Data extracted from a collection
════════

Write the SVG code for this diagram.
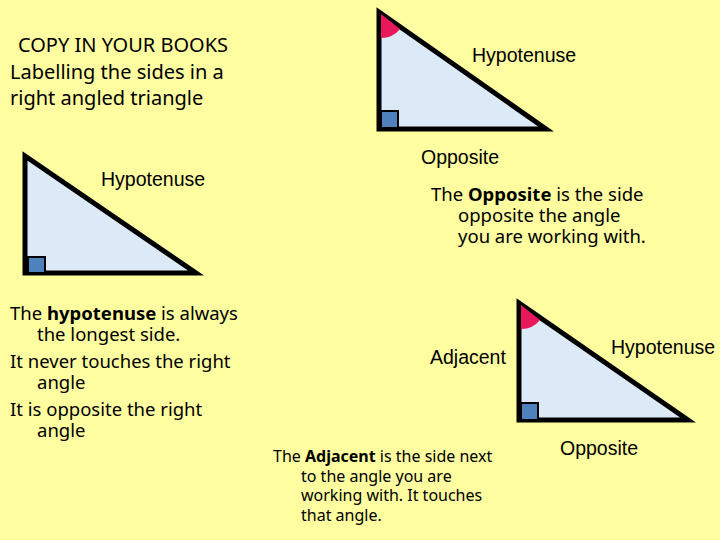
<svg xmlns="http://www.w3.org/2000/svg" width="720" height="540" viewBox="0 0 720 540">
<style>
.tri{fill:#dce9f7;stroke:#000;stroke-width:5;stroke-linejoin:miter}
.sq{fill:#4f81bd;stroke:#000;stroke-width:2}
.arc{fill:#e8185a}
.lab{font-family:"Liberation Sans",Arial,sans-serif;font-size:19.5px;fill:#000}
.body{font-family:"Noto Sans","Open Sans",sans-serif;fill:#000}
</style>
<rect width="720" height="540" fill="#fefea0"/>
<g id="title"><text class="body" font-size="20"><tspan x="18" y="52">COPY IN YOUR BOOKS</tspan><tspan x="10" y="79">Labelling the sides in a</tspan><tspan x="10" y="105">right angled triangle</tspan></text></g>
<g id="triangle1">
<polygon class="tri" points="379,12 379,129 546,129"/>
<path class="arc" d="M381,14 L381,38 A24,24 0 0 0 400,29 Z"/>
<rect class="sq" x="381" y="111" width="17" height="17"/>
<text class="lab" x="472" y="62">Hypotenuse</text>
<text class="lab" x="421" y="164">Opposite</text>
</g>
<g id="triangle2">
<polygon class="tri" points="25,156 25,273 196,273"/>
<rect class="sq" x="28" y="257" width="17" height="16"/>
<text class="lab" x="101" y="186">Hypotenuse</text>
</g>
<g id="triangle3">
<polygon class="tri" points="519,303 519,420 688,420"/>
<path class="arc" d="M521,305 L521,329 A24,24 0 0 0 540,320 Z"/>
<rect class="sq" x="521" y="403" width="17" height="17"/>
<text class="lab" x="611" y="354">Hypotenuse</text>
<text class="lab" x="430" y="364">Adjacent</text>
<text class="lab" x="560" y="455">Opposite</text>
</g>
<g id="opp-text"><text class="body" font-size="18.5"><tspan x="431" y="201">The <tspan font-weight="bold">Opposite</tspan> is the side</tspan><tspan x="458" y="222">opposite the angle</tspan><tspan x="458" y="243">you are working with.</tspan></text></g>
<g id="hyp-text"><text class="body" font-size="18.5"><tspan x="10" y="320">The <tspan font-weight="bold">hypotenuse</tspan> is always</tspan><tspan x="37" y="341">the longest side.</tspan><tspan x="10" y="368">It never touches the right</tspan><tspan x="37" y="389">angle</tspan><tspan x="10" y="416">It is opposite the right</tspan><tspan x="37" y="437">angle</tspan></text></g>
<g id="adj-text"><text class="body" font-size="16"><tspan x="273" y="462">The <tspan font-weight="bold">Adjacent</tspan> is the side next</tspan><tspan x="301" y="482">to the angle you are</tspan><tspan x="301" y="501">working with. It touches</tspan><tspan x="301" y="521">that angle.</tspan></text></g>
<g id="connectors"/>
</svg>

════════

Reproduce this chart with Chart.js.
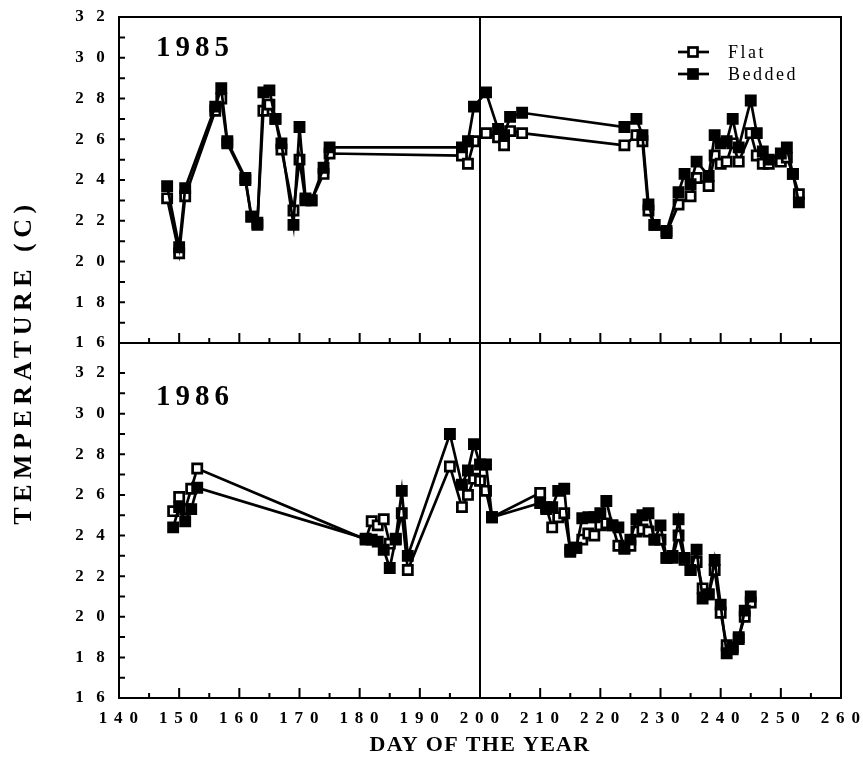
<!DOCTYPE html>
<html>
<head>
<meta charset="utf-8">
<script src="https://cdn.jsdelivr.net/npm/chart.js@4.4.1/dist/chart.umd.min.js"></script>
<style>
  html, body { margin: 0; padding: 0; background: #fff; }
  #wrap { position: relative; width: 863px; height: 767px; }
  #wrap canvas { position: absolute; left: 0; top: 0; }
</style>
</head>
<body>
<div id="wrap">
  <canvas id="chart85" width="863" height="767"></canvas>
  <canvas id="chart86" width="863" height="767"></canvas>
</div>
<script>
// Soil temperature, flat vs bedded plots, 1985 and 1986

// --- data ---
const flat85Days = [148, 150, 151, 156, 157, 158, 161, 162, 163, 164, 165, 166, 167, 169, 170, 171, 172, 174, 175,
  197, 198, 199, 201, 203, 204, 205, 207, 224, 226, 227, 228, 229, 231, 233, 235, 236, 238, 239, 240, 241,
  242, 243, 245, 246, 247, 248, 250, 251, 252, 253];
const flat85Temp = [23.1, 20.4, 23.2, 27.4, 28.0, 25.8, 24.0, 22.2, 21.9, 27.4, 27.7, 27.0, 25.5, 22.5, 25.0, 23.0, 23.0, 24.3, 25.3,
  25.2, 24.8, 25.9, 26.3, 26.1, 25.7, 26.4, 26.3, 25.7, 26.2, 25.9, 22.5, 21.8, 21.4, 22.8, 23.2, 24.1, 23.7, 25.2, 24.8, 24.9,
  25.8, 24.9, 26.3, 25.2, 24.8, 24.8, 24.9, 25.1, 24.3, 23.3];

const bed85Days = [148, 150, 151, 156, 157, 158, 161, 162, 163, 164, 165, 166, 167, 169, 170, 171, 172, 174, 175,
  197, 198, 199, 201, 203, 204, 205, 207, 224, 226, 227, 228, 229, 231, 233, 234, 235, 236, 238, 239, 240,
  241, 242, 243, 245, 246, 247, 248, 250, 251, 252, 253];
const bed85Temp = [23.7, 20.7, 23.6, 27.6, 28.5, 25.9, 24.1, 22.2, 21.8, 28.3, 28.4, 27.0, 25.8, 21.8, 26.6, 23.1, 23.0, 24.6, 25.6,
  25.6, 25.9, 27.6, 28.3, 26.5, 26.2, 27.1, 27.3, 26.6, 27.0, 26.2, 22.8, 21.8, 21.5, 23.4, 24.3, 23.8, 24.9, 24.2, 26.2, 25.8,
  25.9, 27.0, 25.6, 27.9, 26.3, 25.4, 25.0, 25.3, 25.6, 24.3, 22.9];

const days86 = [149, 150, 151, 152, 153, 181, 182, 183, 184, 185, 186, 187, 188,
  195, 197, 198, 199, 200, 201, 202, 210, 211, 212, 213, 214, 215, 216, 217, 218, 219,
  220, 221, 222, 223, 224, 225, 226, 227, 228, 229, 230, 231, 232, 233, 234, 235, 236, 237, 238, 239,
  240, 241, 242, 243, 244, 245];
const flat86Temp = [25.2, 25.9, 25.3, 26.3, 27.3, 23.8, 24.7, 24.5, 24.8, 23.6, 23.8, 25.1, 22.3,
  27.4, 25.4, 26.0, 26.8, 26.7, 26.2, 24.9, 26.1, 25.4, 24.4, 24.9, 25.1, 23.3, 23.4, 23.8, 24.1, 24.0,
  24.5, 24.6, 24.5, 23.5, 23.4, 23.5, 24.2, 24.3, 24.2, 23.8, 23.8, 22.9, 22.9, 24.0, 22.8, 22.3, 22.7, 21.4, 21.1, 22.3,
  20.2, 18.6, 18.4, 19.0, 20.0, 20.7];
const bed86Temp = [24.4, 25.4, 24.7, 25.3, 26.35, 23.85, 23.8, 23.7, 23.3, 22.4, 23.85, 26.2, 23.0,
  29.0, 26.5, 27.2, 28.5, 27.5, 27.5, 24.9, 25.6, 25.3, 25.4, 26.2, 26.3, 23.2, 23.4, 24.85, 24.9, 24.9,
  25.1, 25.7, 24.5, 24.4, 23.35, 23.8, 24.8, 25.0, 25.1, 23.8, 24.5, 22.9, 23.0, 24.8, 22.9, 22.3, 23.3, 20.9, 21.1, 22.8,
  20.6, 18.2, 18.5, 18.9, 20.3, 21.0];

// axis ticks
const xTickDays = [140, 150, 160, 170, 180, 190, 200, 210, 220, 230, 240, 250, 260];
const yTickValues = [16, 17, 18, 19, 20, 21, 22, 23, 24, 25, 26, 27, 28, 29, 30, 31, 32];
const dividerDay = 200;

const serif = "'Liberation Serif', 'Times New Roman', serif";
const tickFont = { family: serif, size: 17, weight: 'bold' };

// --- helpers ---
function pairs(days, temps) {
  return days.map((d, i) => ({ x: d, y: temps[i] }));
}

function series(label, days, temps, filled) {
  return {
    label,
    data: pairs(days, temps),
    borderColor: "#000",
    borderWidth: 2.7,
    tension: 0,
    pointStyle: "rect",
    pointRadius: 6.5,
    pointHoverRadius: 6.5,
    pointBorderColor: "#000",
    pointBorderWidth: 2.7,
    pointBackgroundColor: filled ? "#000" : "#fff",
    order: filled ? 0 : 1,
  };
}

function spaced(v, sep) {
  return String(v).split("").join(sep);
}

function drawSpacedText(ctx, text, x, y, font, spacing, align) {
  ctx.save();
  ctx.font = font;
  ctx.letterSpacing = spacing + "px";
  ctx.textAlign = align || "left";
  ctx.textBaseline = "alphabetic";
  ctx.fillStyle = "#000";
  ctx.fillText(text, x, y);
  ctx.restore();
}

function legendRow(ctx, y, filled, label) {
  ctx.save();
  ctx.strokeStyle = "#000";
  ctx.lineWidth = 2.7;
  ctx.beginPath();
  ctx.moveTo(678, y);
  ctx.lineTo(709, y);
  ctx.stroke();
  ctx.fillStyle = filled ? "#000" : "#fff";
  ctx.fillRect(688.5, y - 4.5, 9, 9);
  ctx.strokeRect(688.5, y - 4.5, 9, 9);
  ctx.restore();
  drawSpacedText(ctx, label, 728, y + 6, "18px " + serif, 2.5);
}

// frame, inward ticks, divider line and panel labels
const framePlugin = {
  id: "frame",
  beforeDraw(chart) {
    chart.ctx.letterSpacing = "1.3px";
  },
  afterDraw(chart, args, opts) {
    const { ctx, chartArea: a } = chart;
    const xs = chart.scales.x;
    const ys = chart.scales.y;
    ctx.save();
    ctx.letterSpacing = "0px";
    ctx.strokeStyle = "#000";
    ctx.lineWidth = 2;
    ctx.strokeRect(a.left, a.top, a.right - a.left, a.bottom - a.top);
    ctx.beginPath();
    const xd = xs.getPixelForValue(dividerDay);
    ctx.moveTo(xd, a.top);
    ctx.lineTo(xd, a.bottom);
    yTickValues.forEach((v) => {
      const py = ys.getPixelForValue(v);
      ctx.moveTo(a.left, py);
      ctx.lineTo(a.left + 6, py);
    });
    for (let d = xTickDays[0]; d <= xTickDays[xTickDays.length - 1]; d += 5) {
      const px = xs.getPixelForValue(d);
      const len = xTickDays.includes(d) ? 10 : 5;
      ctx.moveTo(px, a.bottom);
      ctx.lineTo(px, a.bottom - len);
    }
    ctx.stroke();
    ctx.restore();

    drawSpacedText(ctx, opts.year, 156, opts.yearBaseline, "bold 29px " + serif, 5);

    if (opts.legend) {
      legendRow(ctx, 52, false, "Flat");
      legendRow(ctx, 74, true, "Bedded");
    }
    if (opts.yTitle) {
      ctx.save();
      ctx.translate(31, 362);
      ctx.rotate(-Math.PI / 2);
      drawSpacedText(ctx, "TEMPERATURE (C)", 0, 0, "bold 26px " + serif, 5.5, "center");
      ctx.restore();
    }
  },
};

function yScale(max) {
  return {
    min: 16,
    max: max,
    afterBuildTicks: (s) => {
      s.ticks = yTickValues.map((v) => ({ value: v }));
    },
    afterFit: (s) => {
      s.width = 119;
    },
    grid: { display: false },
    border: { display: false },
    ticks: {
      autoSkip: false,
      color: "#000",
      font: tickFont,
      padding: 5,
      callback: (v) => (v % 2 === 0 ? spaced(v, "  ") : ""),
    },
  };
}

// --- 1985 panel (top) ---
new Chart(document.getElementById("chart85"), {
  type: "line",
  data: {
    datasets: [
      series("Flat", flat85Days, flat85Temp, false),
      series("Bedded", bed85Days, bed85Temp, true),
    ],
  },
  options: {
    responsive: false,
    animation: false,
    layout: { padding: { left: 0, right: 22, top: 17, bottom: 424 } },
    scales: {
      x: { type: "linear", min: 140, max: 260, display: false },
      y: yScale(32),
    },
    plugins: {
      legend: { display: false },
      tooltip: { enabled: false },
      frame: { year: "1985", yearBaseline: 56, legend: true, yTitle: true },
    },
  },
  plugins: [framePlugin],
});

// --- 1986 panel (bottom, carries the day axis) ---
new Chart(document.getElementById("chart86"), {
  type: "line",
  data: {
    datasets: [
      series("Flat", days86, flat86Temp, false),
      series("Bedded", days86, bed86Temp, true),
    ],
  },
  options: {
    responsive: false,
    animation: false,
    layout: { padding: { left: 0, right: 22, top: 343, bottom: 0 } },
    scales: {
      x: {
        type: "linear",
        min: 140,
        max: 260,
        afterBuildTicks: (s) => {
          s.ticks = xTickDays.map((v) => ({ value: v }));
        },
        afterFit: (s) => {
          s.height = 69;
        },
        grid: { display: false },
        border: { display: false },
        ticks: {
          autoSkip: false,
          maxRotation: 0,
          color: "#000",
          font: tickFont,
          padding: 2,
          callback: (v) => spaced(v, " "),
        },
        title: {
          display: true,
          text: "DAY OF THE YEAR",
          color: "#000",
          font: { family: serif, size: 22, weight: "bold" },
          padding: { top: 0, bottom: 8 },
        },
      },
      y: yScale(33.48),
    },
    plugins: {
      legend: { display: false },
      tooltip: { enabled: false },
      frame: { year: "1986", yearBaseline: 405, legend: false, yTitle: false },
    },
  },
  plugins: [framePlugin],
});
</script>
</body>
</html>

════════

Set exercise
Return every line of the preceding records in which the word "this" appears.

Complete answer
Write the SVG code for this diagram.
Reproduce this chart with Chart.js.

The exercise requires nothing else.